Une conversion

Wigram G.V.

ME 1910 page 477

 

J'avais reçu à l'école de bonnes instructions quant au contenu de la Bible. A l'âge de dix-sept ans, j'avais été sous un enseignement baptiste; mais je n'avais jamais connu l'Evangile, lorsqu'à dix-neuf ans je partis pour l'étranger, ne songeant qu'aux plaisirs qu'offre une vie militaire à l'homme animal. Un camarade et moi passâmes une longue et fatigante journée sur le champ de bataille de Waterloo, en juin 1824.

Nous arrivâmes tard à Lens, et je me retirai bientôt dans ma chambre. La pensée me vint: «Je vais réciter mes prières». C'était une habitude d'enfance que j'avais négligée depuis. Je m'agenouillai près de mon lit; mais je trouvai que j'avais oublié les paroles. Je levai les yeux comme dans un effort pour me les rappeler, lorsque tout d'un coup j'éprouvai dans mon âme une impression comme jamais je n'en avais eu auparavant. C'était comme si un Être infini et tout-puissant, connaissant tout, plein du plus profond, du plus tendre intérêt pour moi, bien qu'ayant en extrême et parfaite horreur tout ce qui était en moi et se rapportait à moi, me donnait la conscience qu'il avait pitié de moi, qu'il m'aimait. Mon œil ne voyait personne, mon oreille n'entendait personne; mais j'avais la certitude que Celui que je ne connaissais pas et n'avais jamais rencontré, m'avait rencontré pour la première fois et m'avait donné la conscience que nous étions face à face.

Il y avait une lumière que n'avait jamais perçue jusqu'alors aucun de mes sens, aucune de mes facultés naturelles; il y avait la présence de ce qui me faisait l'impression d'être d'une grandeur infinie, quelque chose de totalement séparé, de suprême, qui néanmoins se faisait en même temps connaître à moi de telle manière que, comme homme, je pouvais parfaitement le sentir, le goûter et en jouir. La lumière faisait que tout était lumière; c'était Lui-même; mais elle n'anéantissait pas, car elle était l'amour même; et Il m'aimait personnellement. La tendresse, la plénitude exquise de cet amour prenait possession de ma personne pour lui-même, en qui était tout cet amour; en même temps, la lumière, d'avec laquelle l'amour était inséparable en Lui, me révélait combien j'avais été l'opposé de tout ce qui était lumière et amour.
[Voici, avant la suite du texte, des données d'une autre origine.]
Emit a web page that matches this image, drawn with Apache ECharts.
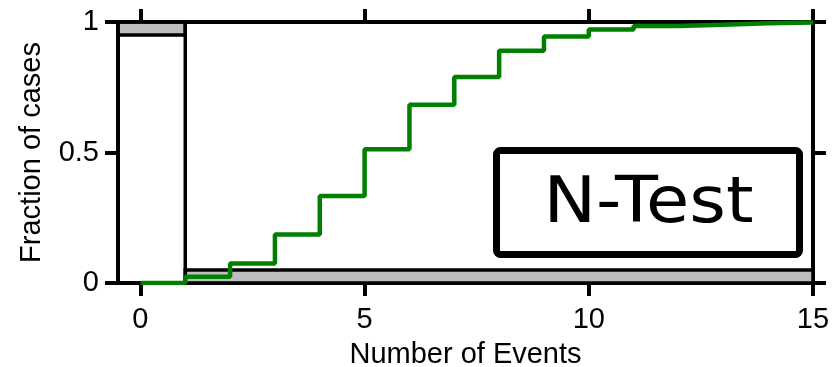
<!DOCTYPE html>
<html>
<head>
<meta charset="utf-8">
<script src="https://cdn.jsdelivr.net/npm/echarts@6/dist/echarts.min.js"></script>
<style>
  html, body { margin: 0; padding: 0; background: #fff; }
  #chart { width: 838px; height: 367px; }
</style>
</head>
<body>
<div id="chart"></div>
<script>
// Cumulative fraction of simulated catalogues with k events
const eventCounts = [0, 1, 2, 3, 4, 5, 6, 7, 8, 9, 10, 11, 12, 13, 14, 15];
const cumulativeFraction = [0.0, 0.024, 0.075, 0.186, 0.333, 0.512, 0.683, 0.789,
                            0.890, 0.944, 0.971, 0.985, 0.989, 0.995, 0.998, 1.0];

// Quantile regions: [xStart, xEnd, yStart, yEnd]
const shadedRegions = [
  [-0.5, 1, 0.95, 1.0],
  [1, 15, 0.0, 0.05]
];
const outlineRegions = [
  [-0.5, 1, 0.0, 1.0]
];

const xTicks = [0, 5, 10, 15];
const yTicks = [0, 0.5, 1];
const xRange = [-0.5, 15];
const yRange = [0, 1];

const lineColor = '#000';
const font = 'Liberation Sans, Arial, sans-serif';

function rectItem(params, api, fill) {
  const p0 = api.coord([api.value(0), api.value(3)]);
  const p1 = api.coord([api.value(1), api.value(2)]);
  return {
    type: 'rect',
    shape: { x: p0[0], y: p0[1], width: p1[0] - p0[0], height: p1[1] - p0[1] },
    style: { fill: fill, stroke: lineColor, lineWidth: 3.5 }
  };
}

const chart = echarts.init(document.getElementById('chart'), null, { renderer: 'canvas' });

const axisCommon = {
  type: 'value',
  axisLine: { show: true, onZero: false, lineStyle: { color: lineColor, width: 4 } },
  axisTick: { show: true, inside: false, length: 13, lineStyle: { color: lineColor, width: 4 } },
  splitLine: { show: false }
};

chart.setOption({
  animation: false,
  grid: { left: 118, right: 25, top: 22, bottom: 84, outerBoundsMode: 'none', containLabel: false },
  xAxis: [
    Object.assign({}, axisCommon, {
      position: 'bottom',
      min: xRange[0], max: xRange[1],
      name: 'Number of Events',
      nameLocation: 'middle',
      nameGap: 57,
      nameTextStyle: { color: '#000', fontFamily: font, fontSize: 29 },
      axisTick: Object.assign({}, axisCommon.axisTick, { customValues: xTicks }),
      axisLabel: { customValues: xTicks, color: '#000', fontFamily: font, fontSize: 29, margin: 22 }
    }),
    Object.assign({}, axisCommon, {
      position: 'top',
      min: xRange[0], max: xRange[1],
      axisTick: Object.assign({}, axisCommon.axisTick, { customValues: xTicks }),
      axisLabel: { show: false }
    })
  ],
  yAxis: [
    Object.assign({}, axisCommon, {
      position: 'left',
      min: yRange[0], max: yRange[1],
      name: 'Fraction of cases',
      nameLocation: 'middle',
      nameGap: 72,
      nameRotate: 90,
      nameTextStyle: { color: '#000', fontFamily: font, fontSize: 29 },
      axisTick: Object.assign({}, axisCommon.axisTick, { customValues: yTicks }),
      axisLabel: { customValues: yTicks, color: '#000', fontFamily: font, fontSize: 29, margin: 19 }
    }),
    Object.assign({}, axisCommon, {
      position: 'right',
      min: yRange[0], max: yRange[1],
      axisTick: Object.assign({}, axisCommon.axisTick, { customValues: yTicks }),
      axisLabel: { show: false }
    })
  ],
  series: [
    {
      type: 'custom',
      xAxisIndex: 0, yAxisIndex: 0,
      data: shadedRegions,
      encode: { x: [0, 1], y: [2, 3] },
      renderItem: (params, api) => rectItem(params, api, '#bebebe'),
      z: 1
    },
    {
      type: 'custom',
      xAxisIndex: 0, yAxisIndex: 0,
      data: outlineRegions,
      encode: { x: [0, 1], y: [2, 3] },
      renderItem: (params, api) => rectItem(params, api, 'none'),
      z: 2
    },
    {
      type: 'line',
      xAxisIndex: 0, yAxisIndex: 0,
      step: 'end',
      data: eventCounts.map((k, i) => [k, cumulativeFraction[i]]),
      showSymbol: false,
      lineStyle: { color: '#008000', width: 4.5 },
      z: 3
    }
  ],
  graphic: [
    {
      type: 'rect',
      shape: { x: 496.5, y: 150.5, width: 303, height: 104, r: 4 },
      style: { fill: '#fff', stroke: '#000', lineWidth: 7 },
      z: 10
    },
    {
      type: 'text',
      x: 648.5, y: 205.5,
      scaleX: 1.1,
      style: {
        text: 'N-Test',
        fontFamily: 'DejaVu Sans',
        fontSize: 64,
        fill: '#000',
        align: 'center',
        verticalAlign: 'middle'
      },
      z: 11
    }
  ]
});
</script>
</body>
</html>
Je pleurais quelque temps à genoux sans dire une parole, et je me mis au lit. Le lendemain matin, ma première pensée fut: «Trouve une Bible». J'en trouvai une, et depuis lors la Bible a été mon livre des livres. Mon compagnon, membre du clergé, le remarqua, ainsi que le changement complet dans ma vie et mes pensées. Nous continuâmes notre voyage ensemble jusqu'à Genève, où avait lieu en ce moment une vive persécution des fidèles; il s'en alla en Italie, et moi je trouvai une compagnie selon mon cœur: je restai avec ceux qui souffraient pour Christ.
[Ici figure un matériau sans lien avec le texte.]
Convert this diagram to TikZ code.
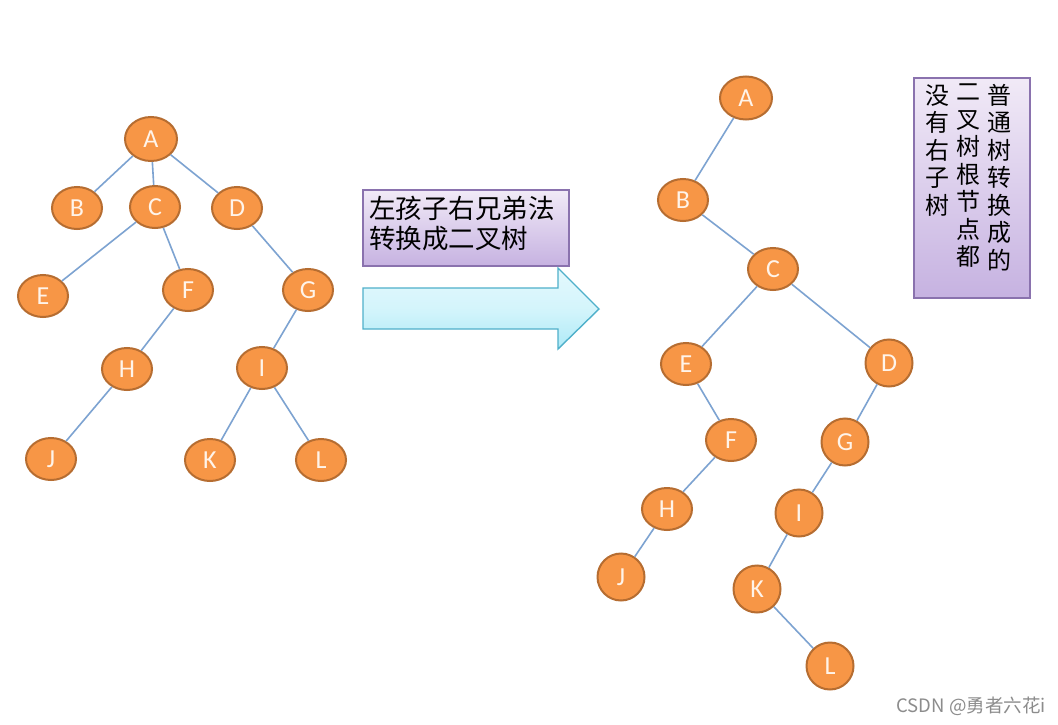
\documentclass[tikz,border=0pt]{standalone}
\usepackage{fontspec}
\setmainfont{Carlito}
\newfontfamily\cjk{Noto Sans CJK SC}
\usetikzlibrary{shapes.geometric}
\definecolor{nodefill}{HTML}{F79646}
\definecolor{nodeedge}{HTML}{B66D31}
\definecolor{nodetext}{HTML}{FFF4EA}
\definecolor{edgeblue}{HTML}{7DA3D1}
\definecolor{boxtop}{HTML}{F1EAF7}
\definecolor{boxbot}{HTML}{C6B2E1}
\definecolor{boxedge}{HTML}{8A72AE}
\definecolor{arrtop}{HTML}{E4F9FD}
\definecolor{arrbot}{HTML}{AEEAF7}
\definecolor{arredge}{HTML}{4FB0CA}
\definecolor{wm}{HTML}{8C8C8C}
\begin{document}
\begin{tikzpicture}[x=1pt,y=-1pt,
  tnode/.style={ellipse, draw=nodeedge, fill=nodefill, line width=2pt,
    minimum width=50pt, minimum height=42pt, inner sep=0pt, text=nodetext,
    font=\fontsize{26}{26}\selectfont},
  rnode/.style={tnode, minimum width=47pt, minimum height=47pt},
  link/.style={draw=edgeblue, line width=1.6pt},
  notebox/.style={draw=boxedge, line width=1.2pt, top color=boxtop, bottom color=boxbot},
  cjktext/.style={inner sep=0pt, text=black, font=\cjk\fontsize{24}{27.5}\selectfont}
]
\useasboundingbox (0,0) rectangle (1058,725);
\fill[white] (0,0) rectangle (1058,725);

% ---------- left tree ----------
\node[tnode, minimum width=52pt, minimum height=44pt] (lA) at (151,139) {A};
\node[tnode] (lB) at (77,208) {B};
\node[tnode] (lC) at (155,207) {C};
\node[tnode] (lD) at (237,208) {D};
\node[tnode] (lE) at (43,296) {E};
\node[tnode] (lF) at (188,290) {F};
\node[tnode] (lG) at (308,290) {G};
\node[tnode] (lH) at (127,369) {H};
\node[tnode] (lI) at (262,368) {I};
\node[tnode] (lJ) at (51,459) {J};
\node[tnode] (lK) at (210,460) {K};
\node[tnode] (lL) at (321,460) {L};

\draw[link] (lA) -- (lB);
\draw[link] (lA) -- (lC);
\draw[link] (lA) -- (lD);
\draw[link] (lC) -- (lE);
\draw[link] (lC) -- (lF);
\draw[link] (lD) -- (lG);
\draw[link] (lF) -- (lH);
\draw[link] (lG) -- (lI);
\draw[link] (lH) -- (lJ);
\draw[link] (lI) -- (lK);
\draw[link] (lI) -- (lL);

% ---------- label box and arrow ----------
\node[notebox, minimum width=206pt, minimum height=76pt, inner sep=0pt] (lbl) at (466,228) {};
\node[cjktext, anchor=north west, align=left, font=\cjk\fontsize{26.5}{30}\selectfont] (lbltext) at (369,196) {左孩子右兄弟法\\转换成二叉树};

\coordinate (a1) at (363,288);
\coordinate (a2) at (558,288);
\coordinate (a3) at (558,268);
\coordinate (a4) at (599,309);
\coordinate (a5) at (558,349);
\coordinate (a6) at (558,329);
\coordinate (a7) at (363,329);
\shade[top color=arrtop, bottom color=arrbot, middle color=arrtop!70!arrbot] (a1) -- (a2) -- (a3) -- (a4) -- (a5) -- (a6) -- (a7) -- cycle;
\draw[draw=arredge, line width=1.4pt, line join=miter] (a1) -- (a2) -- (a3) -- (a4) -- (a5) -- (a6) -- (a7) -- cycle;

% ---------- right tree ----------
\node[tnode, minimum width=52pt, minimum height=43pt] (rA) at (746,98) {A};
\node[tnode] (rB) at (683,200) {B};
\node[tnode] (rC) at (773,269) {C};
\node[tnode] (rE) at (686,364) {E};
\node[rnode] (rD) at (889,363) {D};
\node[tnode] (rF) at (731,440) {F};
\node[rnode] (rG) at (845,442) {G};
\node[tnode] (rH) at (667,509) {H};
\node[rnode] (rI) at (799,513) {I};
\node[rnode] (rJ) at (621,577) {J};
\node[rnode] (rK) at (757,589) {K};
\node[rnode] (rL) at (830,666) {L};

\draw[link] (rA) -- (rB);
\draw[link] (rB) -- (rC);
\draw[link] (rC) -- (rE);
\draw[link] (rC) -- (rD);
\draw[link] (rE) -- (rF);
\draw[link] (rF) -- (rH);
\draw[link] (rH) -- (rJ);
\draw[link] (rD) -- (rG);
\draw[link] (rG) -- (rI);
\draw[link] (rI) -- (rK);
\draw[link] (rK) -- (rL);

% ---------- vertical note ----------
\node[notebox, minimum width=116pt, minimum height=220pt, inner sep=0pt] (note) at (972,188) {};
\node[cjktext, anchor=north, align=center] (col1) at (999,84) {普\\通\\树\\转\\换\\成\\的};
\node[cjktext, anchor=north, align=center] (col2) at (968,84) {二\\叉\\树\\根\\节\\点\\都};
\node[cjktext, anchor=north, align=center] (col3) at (937,84) {没\\有\\右\\子\\树};

% ---------- watermark ----------
\node[anchor=east, inner sep=0pt, text=wm, font=\cjk\fontsize{18.5}{18.5}\selectfont] (wmark) at (1046,706) {CSDN @勇者六花i};
\end{tikzpicture}
\end{document}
Après cinquante années d'épreuve, je puis parfaitement m'appliquer aujourd'hui les quelques lignes ci-dessous, qui ont trait à ce que j'éprouvai en cette soirée:

«Christ, repos éternel du Père,

Jésus, un jour d'en haut me regarda.

Il m'appela par mon nom

Et se révéla Lui-même à moi.

La lumière qui donne la vie

Resplendit dans mon cœur ténébreux. J'étais mort,

Elle me fit vivre; car c'est Lui-même que je reçus,

Lui qui pour moi donna sa vie et son sang.» (*)

 

(*) Le bien-aimé frère qui a écrit ces lignes, après cinquante-quatre années passées au service du Seigneur, s'est endormi en Jésus, le 1er février 1879.